Selain itu, sambung Tigor, secara psikologis, implementasi Permendagri tersebut juga salah. Pasalnya, masyarakat masih trauma dengan tindak tanduk Satpol PP dalam mengatasi kerusuhan massa di Koja, Jakarta Utara, terkait sengketa tanah Mbah Priuk.

Penggunaan senjata, lanjutnya, akan membuat citra Satpol PP semakin terpuruk. "Jadi, para pemangku kepentingan harus arif dalam membuat dan menerapkan peraturan," kata Tigor. 

JAKARTA, KOMPAS.com - Menteri Dalam Negeri (Mendagri) Gamawan Fauzi mengatakan, pengaturan tentang persenjataan untuk Satuan Polisi Pamong Praja (Satpol PP) sudah diatur dalam Peraturan Pemerintah Nomor 6 Tahun 2010 tentang Satpol PP yang dikeluarkan Januari.

Menurut Mendagri, sebagai tindak lanjut PP 6/2010 tersebut, dikeluarkan Peraturan Menteri Dalam Negeri (Mendagri) Nomor 26 Tahun 2010 tentang Penggunaan Senjata Api bagi Anggota Satpol PP. "Penggunaan senjata api sudah diatur dalam PP 6/2010 yang kemudian kita tindak lanjuti dengan Permendagri. Di situ memang dibolehkan menggunakan senjata api tetapi tidak peluru tajam," katanya saat ditemui di ruang kerjanya, di Jakarta, Selasa (6/7/2010).

Pasal 24 PP 6/2010 menyebutkan untuk menunjang operasional, Polisi Pamong Praja dapat dilengkapi dengan senjata api yang pengaturan mengenai jenis dan ketentuan penggunaannya berdasarkan rekomendasi dari Kepolisian Negara Republik Indonesia. Dalam penjabarannya di Permendagri 26/2010, pasal 2 menyebutkan jenis senjata api bagi anggota Satpol PP terdiri atas senjata peluru gas, semprotan gas, dan alat kejut listrik.

Menurut Mendagri, penggunaan senjata bagi anggota Satpol PP tidak sembarangan dan harus melalui prosedur yang ketat. Pemberian senjata harus melalui proses seleksi dan dengan izin dari kepolisian. "Kalau dinilai layak ya diberikan (senjata), kalau tidak ya tidak. Itu hanya berhak, belum tentu dia dapat kalau tidak memenuhi persyaratan," katanya.

Selain itu, Satpol PP juga menerima pendidikan, pelatihan dan pemberian bimbingan dari mendagri, gubernur dan bupati/wali kota tentang penggunaan senjata.

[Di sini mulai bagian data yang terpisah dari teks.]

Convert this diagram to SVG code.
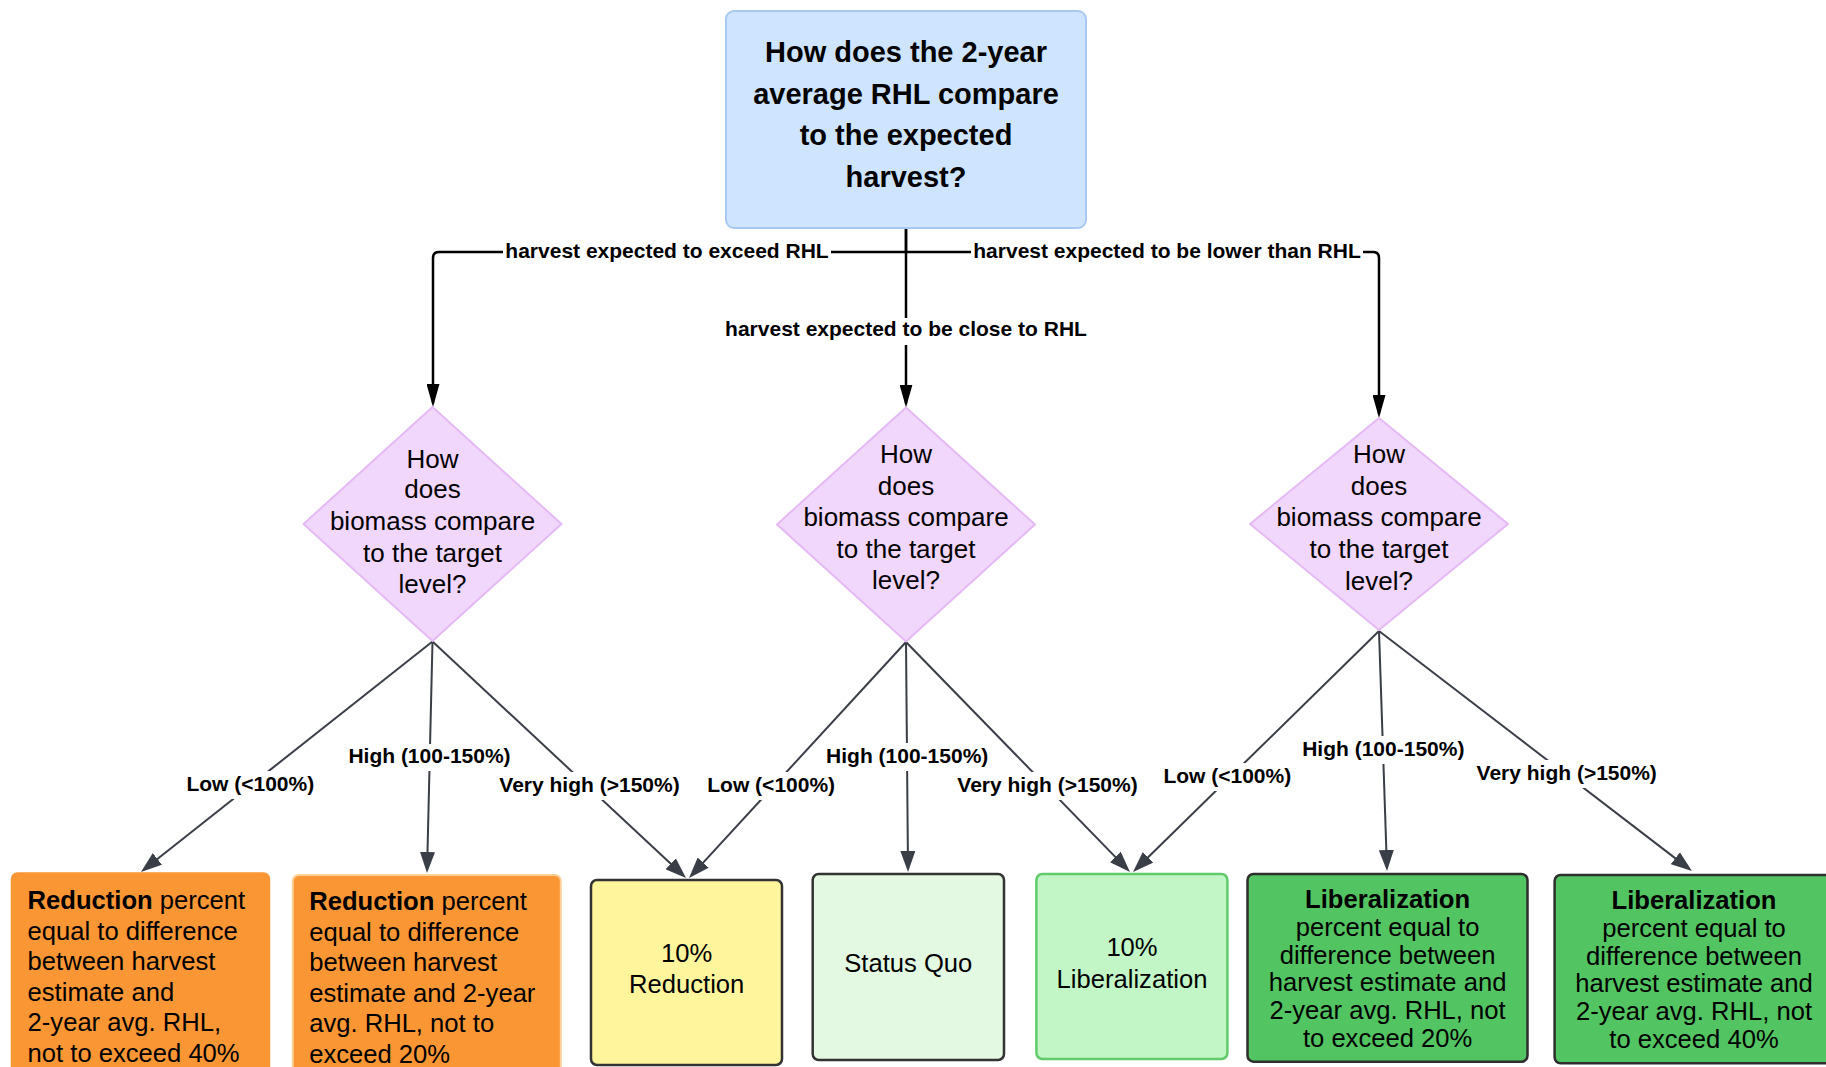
<svg xmlns="http://www.w3.org/2000/svg" width="1826" height="1067" viewBox="0 0 1826 1067">
<style>
text{font-family:"Liberation Sans",Arial,sans-serif;fill:#000}
.title{font-size:29px;font-weight:bold;text-anchor:middle}
.dtxt{font-size:26px;text-anchor:middle}
.btxt{font-size:25.6px}
.ctxt{font-size:25.6px;text-anchor:middle}
.lbl{font-size:21px;font-weight:bold;text-anchor:middle}
.lblbg{fill:#fff}
.topline{fill:none;stroke:#000;stroke-width:2.5}
.botline{fill:none;stroke:#3a3f47;stroke-width:2}
.diamond{fill:#f1d7fc;stroke:#e4b9f5;stroke-width:2;stroke-linejoin:round}
</style>
<defs>
<marker id="arrBlack" markerUnits="userSpaceOnUse" markerWidth="23" markerHeight="13" refX="19" refY="6.5" orient="auto">
<path d="M0,0 L23,6.5 L0,13 Z" fill="#000"/>
</marker>
<marker id="arrGrey" markerUnits="userSpaceOnUse" markerWidth="21" markerHeight="15" refX="17" refY="7.5" orient="auto">
<path d="M0,0 L21,7.5 L0,15 Z" fill="#3a3f47"/>
</marker>
</defs>
<rect width="1826" height="1067" fill="#fff"/>

<g id="connectors">
<path class="topline" d="M906,228 V252"/>
<path class="topline" d="M906,252 H439 Q433,252 433,258 V403" marker-end="url(#arrBlack)"/>
<path class="topline" d="M906,228 V403.5" marker-end="url(#arrBlack)"/>
<path class="topline" d="M906,252 H1373 Q1379,252 1379,258 V414" marker-end="url(#arrBlack)"/>

<path class="botline" d="M432.5,641.5 L144.1,869.5" marker-end="url(#arrGrey)"/>
<path class="botline" d="M432.5,641.5 L427.1,869" marker-end="url(#arrGrey)"/>
<path class="botline" d="M432.5,641.5 L683.1,875.3" marker-end="url(#arrGrey)"/>
<path class="botline" d="M906,642 L691.7,875.1" marker-end="url(#arrGrey)"/>
<path class="botline" d="M906,642 L908,868" marker-end="url(#arrGrey)"/>
<path class="botline" d="M906,642 L1127.2,869.1" marker-end="url(#arrGrey)"/>
<path class="botline" d="M1379,631 L1135.9,869.2" marker-end="url(#arrGrey)"/>
<path class="botline" d="M1379,631 L1386.9,867" marker-end="url(#arrGrey)"/>
<path class="botline" d="M1379,631 L1688.8,868.6" marker-end="url(#arrGrey)"/>

<g id="edge-labels">
<rect class="lblbg" x="503" y="240" width="328" height="24"/>
<text class="lbl" x="667" y="258">harvest expected to exceed RHL</text>
<rect class="lblbg" x="971" y="240" width="392" height="24"/>
<text class="lbl" x="1167" y="258">harvest expected to be lower than RHL</text>
<rect class="lblbg" x="722" y="318" width="368" height="27"/>
<text class="lbl" x="906" y="336">harvest expected to be close to RHL</text>

<rect class="lblbg" x="184" y="771" width="133" height="28"/>
<text class="lbl" x="250.3" y="791">Low (&lt;100%)</text>
<rect class="lblbg" x="346" y="744" width="167" height="27"/>
<text class="lbl" x="429.5" y="763.3">High (100-150%)</text>
<rect class="lblbg" x="497" y="772" width="185" height="28"/>
<text class="lbl" x="589.5" y="791.7">Very high (&gt;150%)</text>

<rect class="lblbg" x="705" y="772" width="133" height="28"/>
<text class="lbl" x="771.2" y="791.7">Low (&lt;100%)</text>
<rect class="lblbg" x="824" y="743" width="167" height="28"/>
<text class="lbl" x="907.2" y="762.7">High (100-150%)</text>
<rect class="lblbg" x="955" y="772" width="185" height="28"/>
<text class="lbl" x="1047.5" y="791.7">Very high (&gt;150%)</text>

<rect class="lblbg" x="1161" y="763" width="133" height="28"/>
<text class="lbl" x="1227.3" y="783.3">Low (&lt;100%)</text>
<rect class="lblbg" x="1300" y="736" width="167" height="28"/>
<text class="lbl" x="1383.3" y="756">High (100-150%)</text>
<rect class="lblbg" x="1474" y="760" width="185" height="28"/>
<text class="lbl" x="1566.7" y="780">Very high (&gt;150%)</text>
</g>
</g>

<g id="n-top">
<rect x="726" y="11" width="360" height="217" rx="8" fill="#cfe4ff" stroke="#a9c9f2" stroke-width="2"/>
<text class="title" x="906" y="62">How does the 2-year</text>
<text class="title" x="906" y="103.5">average RHL compare</text>
<text class="title" x="906" y="145">to the expected</text>
<text class="title" x="906" y="186.5">harvest?</text>
</g>

<g id="n-diamond-left">
<path class="diamond" d="M432.5,407 L561.5,524 L432.5,641 L303.5,524 Z"/>
<text class="dtxt" x="432.5" y="467.7">How</text>
<text class="dtxt" x="432.5" y="498">does</text>
<text class="dtxt" x="432.5" y="530">biomass compare</text>
<text class="dtxt" x="432.5" y="561.7">to the target</text>
<text class="dtxt" x="432.5" y="593.3">level?</text>
</g>

<g id="n-diamond-mid">
<path class="diamond" d="M906,407.5 L1035,524.5 L906,641.5 L777,524.5 Z"/>
<text class="dtxt" x="906" y="463.3">How</text>
<text class="dtxt" x="906" y="494.5">does</text>
<text class="dtxt" x="906" y="526">biomass compare</text>
<text class="dtxt" x="906" y="557.7">to the target</text>
<text class="dtxt" x="906" y="589.3">level?</text>
</g>

<g id="n-diamond-right">
<path class="diamond" d="M1379,418 L1508,524 L1379,630 L1250,524 Z"/>
<text class="dtxt" x="1379" y="463.3">How</text>
<text class="dtxt" x="1379" y="494.5">does</text>
<text class="dtxt" x="1379" y="526">biomass compare</text>
<text class="dtxt" x="1379" y="558">to the target</text>
<text class="dtxt" x="1379" y="590">level?</text>
</g>

<g id="n-red40">
<rect x="11.5" y="873" width="258" height="230" rx="6" fill="#fb9634" stroke="#fb9634" stroke-width="1.5"/>
<text class="btxt" x="27.6" y="909.3"><tspan font-weight="bold">Reduction</tspan> percent</text>
<text class="btxt" x="27.6" y="939.8">equal to difference</text>
<text class="btxt" x="27.6" y="970.3">between harvest</text>
<text class="btxt" x="27.6" y="1000.8">estimate and</text>
<text class="btxt" x="27.6" y="1031.3">2-year avg. RHL,</text>
<text class="btxt" x="27.6" y="1061.8">not to exceed 40%</text>
</g>

<g id="n-red20">
<rect x="292.8" y="875" width="268" height="230" rx="6" fill="#fb9634" stroke="#fdd196" stroke-width="2"/>
<text class="btxt" x="309.2" y="910"><tspan font-weight="bold">Reduction</tspan> percent</text>
<text class="btxt" x="309.2" y="940.5">equal to difference</text>
<text class="btxt" x="309.2" y="971">between harvest</text>
<text class="btxt" x="309.2" y="1001.5">estimate and 2-year</text>
<text class="btxt" x="309.2" y="1032">avg. RHL, not to</text>
<text class="btxt" x="309.2" y="1062.5">exceed 20%</text>
</g>

<g id="n-red10">
<rect x="591" y="880" width="191" height="185" rx="6" fill="#fff59d" stroke="#333" stroke-width="2.5"/>
<text class="ctxt" x="686.7" y="961.7">10%</text>
<text class="ctxt" x="686.7" y="993.3">Reduction</text>
</g>

<g id="n-status">
<rect x="812.7" y="874" width="191.3" height="186" rx="6" fill="#e3f9e2" stroke="#333" stroke-width="2.5"/>
<text class="ctxt" x="908.3" y="972.3">Status Quo</text>
</g>

<g id="n-lib10">
<rect x="1036.4" y="874" width="191" height="185" rx="6" fill="#c3f6c7" stroke="#5fcc69" stroke-width="2.5"/>
<text class="ctxt" x="1132" y="956">10%</text>
<text class="ctxt" x="1132" y="987.5">Liberalization</text>
</g>

<g id="n-lib20">
<rect x="1247.5" y="874" width="280" height="187.7" rx="6" fill="#53c462" stroke="#2e2e2e" stroke-width="2.5"/>
<text class="ctxt" x="1387.6" y="908.3" font-weight="bold">Liberalization</text>
<text class="ctxt" x="1387.6" y="936">percent equal to</text>
<text class="ctxt" x="1387.6" y="963.7">difference between</text>
<text class="ctxt" x="1387.6" y="991.4">harvest estimate and</text>
<text class="ctxt" x="1387.6" y="1019.1">2-year avg. RHL, not</text>
<text class="ctxt" x="1387.6" y="1046.8">to exceed 20%</text>
</g>

<g id="n-lib40">
<rect x="1554.6" y="875" width="290" height="188.3" rx="6" fill="#53c462" stroke="#2e2e2e" stroke-width="2.5"/>
<text class="ctxt" x="1694" y="909.3" font-weight="bold">Liberalization</text>
<text class="ctxt" x="1694" y="937">percent equal to</text>
<text class="ctxt" x="1694" y="964.7">difference between</text>
<text class="ctxt" x="1694" y="992.4">harvest estimate and</text>
<text class="ctxt" x="1694" y="1020.1">2-year avg. RHL, not</text>
<text class="ctxt" x="1694" y="1047.8">to exceed 40%</text>
</g>
</svg>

Mendagri mengatakan pihaknya siap memberikan penjelasan tentang penggunaan senjata bagi Satpol PP pada Komisi Nasional Hak Asasi Manusia dan DPR jika diminta. "Kita akan jelaskan, kita siap," katanya.

Mendagri menekankan bahwa penggunaan senjata bagi Satpol PP adalah untuk mendukung pelaksanaan tugas.

Gamawan juga membantah apabila pengaturan senjata bagi Satpol PP berhubungan dengan kasus bentrokan Satpol PP dengan warga yang tinggal di kawasan Koja, Jakarta Pusat, April lalu. "Tidak ada hubungannya itu. Peraturan Pemerintah sudah dikeluarkan sejak Januari 2010," katanya.